La fermer ou la ramener ?

Premier dimanche du confinement, la rocade de Bordeaux quasiment vide, 22 mars 2020.

Crise sanitaire, crise économique. Je ne reviens pas sur la confusion entre gestion de la crise et communication de crise à laquelle nous assistons quotidiennement. Je m’en tiens à me poser une question technique, celle que se posent beaucoup de praticiens de la communication, celle que se posent les responsables territoriaux et les responsables économiques avec lesquels j’échange ces jours-ci. Faut-il communiquer en période de fortes turbulences comme celles que nous traversons ? 

Certes, la tentation est grande de faire le dos rond en attendant que ça se passe. Marcel Bleustein-Blanchet, le fondateur de l’agence Publicis, avait une formule à ce sujet. Il disait : “Les firmes ou les marques qui commettent l’erreur de se laisser oublier quand tout va mal en seront durement pénalisées quand tout ira bien de nouveau.” Le moment de sidération étant passé, oui il faut renouer le fil du dialogue avec ses parties prenantes.

Ramener la confiance est naturellement la première urgence. Confiance en soi, confiance en nous, confiance entre nous ; nous partons de loin car la situation était déjà critique comme le baromètre annuel du Cevipof nous le montrait.

Personne ne refuse à la communication le droit de chercher à convaincre – au service d’une entreprise, d’un projet, d’une idée. Mais peut-être faut-il qu’elle renoue avec ce qu’elle est sensée être : pas une simple mise en forme de messages, mais une démarche complexe qui se fonde sur l’écoute, qui s’exprime dans un registre et des formes légitimes et qui s’efforce d’évaluer son propre impact.

Certes nous saurons être audibles puisque nous en avons les moyens à travers les multiples canaux qui s’offrent à nous. Mais saurons nous être entendus ? Au-delà du classique vu, lu, plu, serons nous tout simplement crus ? Pour cela à mon avis deux nécessités : d’abord s’exprimer avec sincérité et dans son propre domaine ; ensuite, (dé)montrer qu’on est dans l’action, dans la tenue des engagements, dans la réponse. Et bien sûr s’interdire de donner des leçons, oublier la tendance à se draper de plumes du paon et éviter les à-peu-près, les rodomontades, l’amalgame, la mauvaise foi ou l’exposition de bonne conscience. Faisons vivre réellement les mots qui nous tiennent lieu de mantra – la bienveillance, l’agilité, l’inclusion -. Cela n’est en rien incompatible, au contraire, avec la créativité et l’inventivité.

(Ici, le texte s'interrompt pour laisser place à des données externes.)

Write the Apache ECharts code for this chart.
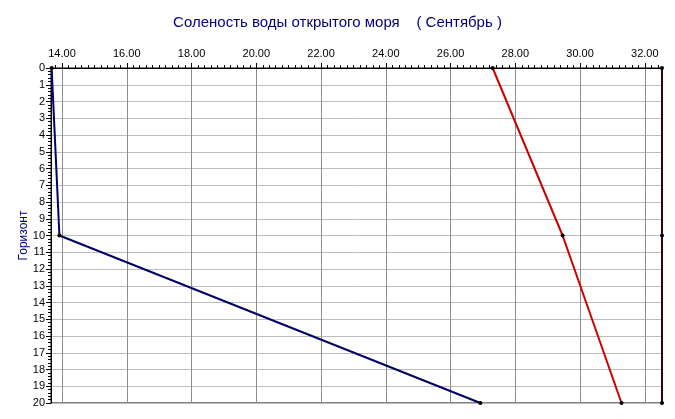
<!DOCTYPE html>
<html>
<head>
<meta charset="utf-8">
<script src="https://cdn.jsdelivr.net/npm/echarts@6/dist/echarts.min.js"></script>
<style>
html,body{margin:0;padding:0;background:#fff;}
#c{width:675px;height:419px;}
</style>
</head>
<body>
<div id="c"></div>
<script>
const horizons = [0, 10, 20];
const salinityA = [13.68, 13.92, 26.92];
const salinityB = [27.30, 29.46, 31.28];
const salinityC = [32.53, 32.53, 32.53];
const xTickValues = [14, 16, 18, 20, 22, 24, 26, 28, 30, 32];
const xMin = 13.66, xMax = 32.53;

const minorX = [];
for (let i = 69; i <= 162; i++) { const v = +(i * 0.2).toFixed(1); if (v > xMin && v < xMax && xTickValues.indexOf(v) < 0) minorX.push(v); }

function pairs(xs) { return horizons.map((h, i) => [xs[i], h]); }

const font = 'Liberation Sans, Arial, sans-serif';
const chart = echarts.init(document.getElementById('c'), null, {renderer: 'canvas'});
const mk = (data, color) => ({
  type: 'line', data: pairs(data), symbol: 'circle', symbolSize: 4,
  itemStyle: {color: '#000'}, lineStyle: {color: color, width: 2}, animation: false, z: 3
});
chart.setOption({
  animation: false,
  title: {
    text: 'Соленость воды открытого моря    ( Сентябрь )', left: 'center', top: 10,
    textStyle: {fontFamily: font, fontSize: 15, fontWeight: 'normal', color: '#000080'}
  },
  grid: {left: 51, right: 13, top: 68, bottom: 16, show: true, borderColor: '#000', borderWidth: 1, backgroundColor: 'transparent'},
  xAxis: [{
    type: 'value', position: 'top', min: xMin, max: xMax,
    axisLine: {show: true, lineStyle: {color: '#000', width: 1}},
    axisTick: {show: true, inside: false, length: 5, lineStyle: {color: '#000'}, customValues: xTickValues},
    axisLabel: {customValues: xTickValues, formatter: v => v.toFixed(2), fontFamily: font, fontSize: 11, color: '#000', margin: 9},
    splitLine: {show: true, lineStyle: {color: '#8c8c8c', width: 1}},
    minorTick: {show: false}
  }, {
    type: 'value', position: 'top', min: xMin, max: xMax,
    axisLine: {show: false},
    axisTick: {show: true, inside: false, length: 3, lineStyle: {color: '#000'}, customValues: minorX},
    axisLabel: {show: false},
    splitLine: {show: false}
  }],
  yAxis: {
    type: 'value', inverse: true, min: 0, max: 20, interval: 1,
    name: 'Горизонт', nameLocation: 'middle', nameRotate: 90, nameGap: 27, nameMoveOverlap: false,
    nameTextStyle: {fontFamily: font, fontSize: 12, color: '#000080', verticalAlign: 'middle'},
    axisLine: {show: true, lineStyle: {color: '#000', width: 1}},
    axisTick: {show: true, inside: false, length: 5, lineStyle: {color: '#000'}},
    minorTick: {show: true, splitNumber: 5, length: 3, lineStyle: {color: '#000'}},
    axisLabel: {fontFamily: font, fontSize: 11, color: '#000', margin: 6},
    splitLine: {show: true, lineStyle: {color: '#bdbdbd', width: 1}}
  },
  series: [mk(salinityA, '#000066'), mk(salinityB, '#cc0000'), mk(salinityC, '#400000')]
});
</script>
</body>
</html>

PS. Après ces beaux propos, j’avais prévu de conclure en quelques lignes en faisant subtilement le lien avec une agence de communication qui a fait de la posture décrite ci-dessus une doxa, bref d’en faire la pub sous de beaux oripeaux moraux. Me relisant je m’aperçois que cela va exactement à l’inverse ce que j’essaye d’expliquer. J’ai donc supprimé ce paragraphe.